お昼休みには食堂で一旦席に着くも、アベルを見つけたノラは駆け寄ろうとする。
しかし、食事中は移動禁止。すごすごと席に戻るが、食欲なんて出ない。
 
休み時間の校庭で兄の姿を探してまたしても駆け寄るが、
同級生たちと遊んでいたアベルはノラをじゃまもの扱いして「あっちへ行け」と言い……。
 
幼稚園の入園日、私は園庭で泣いて母親に抱きつき、離れたくないと言った口です(笑)。
そのせいで背の順に並ぶと私の前後にいた女児ふたり(いとこ同士でした)に2年間いじめられるはめになりました。
泣いた私が悪いのか。
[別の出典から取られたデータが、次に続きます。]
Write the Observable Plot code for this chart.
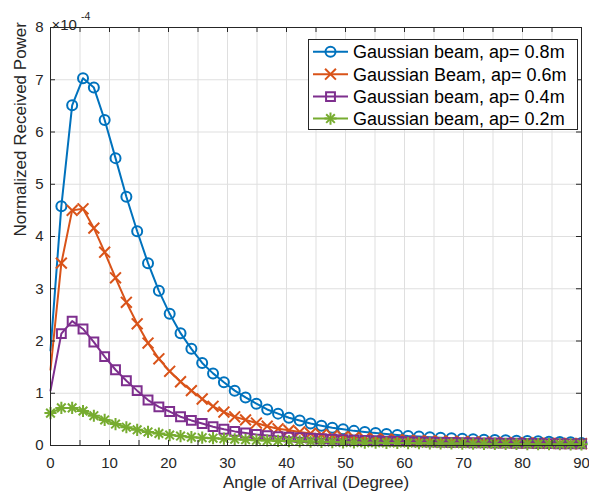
<!DOCTYPE html>
<html><head><meta charset="utf-8">
<script src="https://cdn.jsdelivr.net/npm/d3@7"></script>
<script src="https://cdn.jsdelivr.net/npm/@observablehq/plot@0.6"></script>
<style>
html,body{margin:0;padding:0;background:#fff;}
#wrap{position:relative;width:589px;height:497px;}
#legend{position:absolute;left:308px;top:39px;width:270px;height:91px;background:#fff;border:1px solid #262626;box-sizing:border-box;}
#legend svg{display:block;}
</style></head><body><div id="wrap"></div>
<script>
// Angle of arrival (degrees)
const angles = [0, 1.84, 3.67, 5.51, 7.35, 9.18, 11.02, 12.86, 14.69, 16.53, 18.37, 20.20, 22.04, 23.88, 25.71, 27.55, 29.39, 31.22, 33.06, 34.90, 36.73, 38.57, 40.41, 42.24, 44.08, 45.92, 47.76, 49.59, 51.43, 53.27, 55.10, 56.94, 58.78, 60.61, 62.45, 64.29, 66.12, 67.96, 69.80, 71.63, 73.47, 75.31, 77.14, 78.98, 80.82, 82.65, 84.49, 86.33, 88.16, 90];
// Normalized received power, in units of 1e-4
const power08 = [1.82, 4.58, 6.51, 7.03, 6.85, 6.23, 5.50, 4.76, 4.10, 3.49, 2.96, 2.52, 2.15, 1.85, 1.58, 1.38, 1.21, 1.05, 0.92, 0.80, 0.69, 0.61, 0.53, 0.48, 0.42, 0.38, 0.34, 0.31, 0.28, 0.26, 0.24, 0.22, 0.20, 0.18, 0.17, 0.16, 0.15, 0.14, 0.13, 0.12, 0.11, 0.105, 0.10, 0.09, 0.085, 0.08, 0.07, 0.065, 0.06, 0.05];
const power06 = [1.45, 3.49, 4.50, 4.53, 4.16, 3.70, 3.21, 2.74, 2.33, 1.96, 1.66, 1.42, 1.22, 1.05, 0.89, 0.75, 0.64, 0.55, 0.49, 0.43, 0.37, 0.32, 0.29, 0.26, 0.23, 0.21, 0.19, 0.17, 0.155, 0.14, 0.13, 0.12, 0.11, 0.10, 0.095, 0.09, 0.085, 0.08, 0.075, 0.07, 0.065, 0.06, 0.055, 0.05, 0.048, 0.045, 0.042, 0.04, 0.038, 0.035];
const power04 = [1.05, 2.14, 2.38, 2.23, 1.98, 1.70, 1.45, 1.24, 1.05, 0.87, 0.74, 0.65, 0.55, 0.48, 0.42, 0.36, 0.31, 0.27, 0.24, 0.21, 0.19, 0.17, 0.16, 0.15, 0.14, 0.13, 0.12, 0.11, 0.10, 0.095, 0.09, 0.085, 0.08, 0.075, 0.07, 0.065, 0.06, 0.058, 0.055, 0.052, 0.05, 0.048, 0.045, 0.042, 0.04, 0.038, 0.036, 0.034, 0.032, 0.03];
const power02 = [0.62, 0.72, 0.72, 0.66, 0.57, 0.49, 0.41, 0.35, 0.30, 0.26, 0.23, 0.20, 0.18, 0.16, 0.15, 0.14, 0.13, 0.12, 0.11, 0.10, 0.095, 0.09, 0.085, 0.08, 0.075, 0.07, 0.065, 0.06, 0.058, 0.055, 0.052, 0.05, 0.048, 0.046, 0.044, 0.042, 0.04, 0.038, 0.036, 0.034, 0.032, 0.03, 0.029, 0.028, 0.027, 0.026, 0.025, 0.024, 0.023, 0.022];

const seriesNames = ["Gaussian beam, ap= 0.8m", "Gaussian Beam, ap= 0.6m", "Gaussian beam, ap= 0.4m", "Gaussian beam, ap= 0.2m"];
const seriesColors = ["#0072BD", "#D95319", "#7E2F8E", "#77AC30"];
const seriesMarkers = ["circle", "times", "square", "asterisk"];
const firstMarkerIndex = [1, 1, 1, 0];

const xTicks = [0, 5, 10, 15, 20, 25, 30, 35, 40, 45, 50, 55, 60, 65, 70, 75, 80, 85, 90];
const xTickLabels = [0, 10, 20, 30, 40, 50, 60, 70, 80, 90];
const yTicks = [0, 1, 2, 3, 4, 5, 6, 7, 8];
const xLabel = "Angle of Arrival (Degree)";
const yLabel = "Normalized Received Power";
const exponentBase = "×10";
const exponentPower = "-4";

const W = 589, H = 497, mT = 27, mB = 52, mL = 50, mR = 8;
const frameW = W - mL - mR, frameH = H - mT - mB;
const ink = "#262626";
const lw = 2;
const markerR = {circle: 5, times: 5, square: 5, asterisk: 4};

const allSeries = [power08, power06, power04, power02].map((vals, s) => ({
  name: seriesNames[s], color: seriesColors[s], marker: seriesMarkers[s],
  rows: angles.map((a, i) => ({angle: a, power: vals[i], idx: i}))
}));

function markerMarks(s, data) {
  const base = {x: "angle", y: "power", stroke: s.color, strokeWidth: lw, fill: "none"};
  if (s.marker === "asterisk") {
    return [Plot.dot(data, {...base, symbol: "plus", r: markerR.asterisk}), Plot.dot(data, {...base, symbol: "times", r: markerR.asterisk})];
  }
  return [Plot.dot(data, {...base, symbol: s.marker, r: markerR[s.marker]})];
}

const marks = [
  Plot.gridX(xTicks, {stroke: "#dfdfdf", strokeOpacity: 1}),
  Plot.gridY(yTicks, {stroke: "#dfdfdf", strokeOpacity: 1}),
];
allSeries.forEach((s, k) => {
  marks.push(Plot.line(s.rows, {x: "angle", y: "power", stroke: s.color, strokeWidth: lw}));
  marks.push(...markerMarks(s, s.rows.filter(d => d.idx >= firstMarkerIndex[k])));
});
marks.push(
  Plot.frame({stroke: ink, strokeWidth: 1}),
  Plot.tickX(xTicks, {x: d => d, insetTop: frameH - 5, stroke: ink}),
  Plot.tickX(xTicks, {x: d => d, insetBottom: frameH - 5, stroke: ink}),
  Plot.tickY(yTicks, {y: d => d, insetRight: frameW - 5, stroke: ink}),
  Plot.tickY(yTicks, {y: d => d, insetLeft: frameW - 5, stroke: ink}),
  Plot.axisX(xTickLabels, {tickSize: 0, tickPadding: 12, fontSize: 15, label: null, tickFormat: d => String(d)}),
  Plot.axisY(yTicks, {tickSize: 0, tickPadding: 7, fontSize: 15, label: null, tickFormat: d => String(d)}),
  Plot.text([xLabel], {frameAnchor: "bottom", dy: 42, fontSize: 17, fill: ink}),
  Plot.text([yLabel], {frameAnchor: "left", rotate: -90, dx: -30, fontSize: 17, fill: ink}),
  Plot.text([exponentBase], {frameAnchor: "top-left", textAnchor: "start", dx: 1, dy: -8.5, fontSize: 15, fill: ink}),
  Plot.text([exponentPower], {frameAnchor: "top-left", textAnchor: "start", dx: 30.5, dy: -14.5, fontSize: 10.5, fill: ink})
);

const chart = Plot.plot({
  width: W, height: H, marginTop: mT, marginBottom: mB, marginLeft: mL, marginRight: mR,
  x: {domain: [0, 90]},
  y: {domain: [0, 8]},
  style: {fontFamily: "'Liberation Sans', Arial, Helvetica, sans-serif", color: ink, background: "#fff", overflow: "visible"},
  marks
});
const wrap = document.getElementById("wrap");
wrap.appendChild(chart);

// Legend (inside the axes, north-east)
const legend = document.createElement("div");
legend.id = "legend";
wrap.appendChild(legend);
const lsvg = d3.select(legend).append("svg").attr("width", 268).attr("height", 89);
const rowY = [11.7, 34.2, 56.6, 78.6];
const symTypes = {circle: d3.symbolCircle, times: d3.symbolTimes, square: d3.symbolSquare};
allSeries.forEach((s, k) => {
  const g = lsvg.append("g").attr("transform", `translate(0,${rowY[k]})`);
  g.append("line").attr("x1", 4).attr("x2", 39).attr("y1", 0).attr("y2", 0).attr("stroke", s.color).attr("stroke-width", lw);
  const mg = g.append("g").attr("transform", "translate(21.5,0)").attr("fill", "none").attr("stroke", s.color).attr("stroke-width", lw);
  if (s.marker === "asterisk") {
    const r = markerR.asterisk;
    mg.append("path").attr("d", d3.symbol(d3.symbolPlus, Math.PI * r * r)());
    mg.append("path").attr("d", d3.symbol(d3.symbolTimes, Math.PI * r * r)());
  } else {
    const r = markerR[s.marker];
    mg.append("path").attr("d", d3.symbol(symTypes[s.marker], Math.PI * r * r)());
  }
  g.append("text").attr("x", 44).attr("y", 0).attr("dy", "0.35em")
    .attr("font-family", "'Liberation Sans', Arial, Helvetica, sans-serif")
    .attr("font-size", 18).attr("fill", "#000").text(s.name);
});
</script></body></html>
このふたりのことは死ぬまで忘れません。
 
そんな悲しい思い出があるから、お兄ちゃん大好きっ子のノラがいじめられるのかと思っていたら、違った。
 
おそらくきっかけはノラにあるのでしょうけれど、アデルがいじめられるようになる。
殴られ蹴られるなんて序の口で、便器に顔を突っ込まれ、ゴミ箱の中に放り込まれる。
このいじめに比べたら、私が受けたいじめなんていじめとも言えないほどでしょう。
整列中に頭から砂をかけられて(と言っても帽子の上からだし)、「アンタなんか」と面と向かって暴言を吐かれる程度です。(^^;
 
いじめられているなんて格好がつかないアデルは、先生にも父親にもチクるなとノラに言います。
「言ったら殺す」とか「死ね」とか小学生の口から普通に出てきちゃうんですもんね。
お兄ちゃんがいじめられていることを訴えたいけれど、言えずにいるノラの葛藤。
そこはまだチビっこだから、「言えないの」ということで父親にはバレる。
 
アデルがいじめられっ子になる一方で、心配されたノラには普通に友だちができます。
だけどお兄ちゃんがいじめられていることがわかると、今度はノラからも友だちが離れてゆく。
すると、お兄ちゃんのことが疎ましくなってしまうのです。
 
保護者らの間で話し合いが持たれたことでアデルへのいじめはなくなりますが、
いじめの対象がアデルではなくなっただけ。どこまでも続くいじめ。
 
子ども時代は過酷です。
ノラを演じた子役のマヤ・ヴァンデルベックが素晴らしい。
このまま彼女の心の傷にならないか心配なぐらい。
最後のハグが未来につながりますように。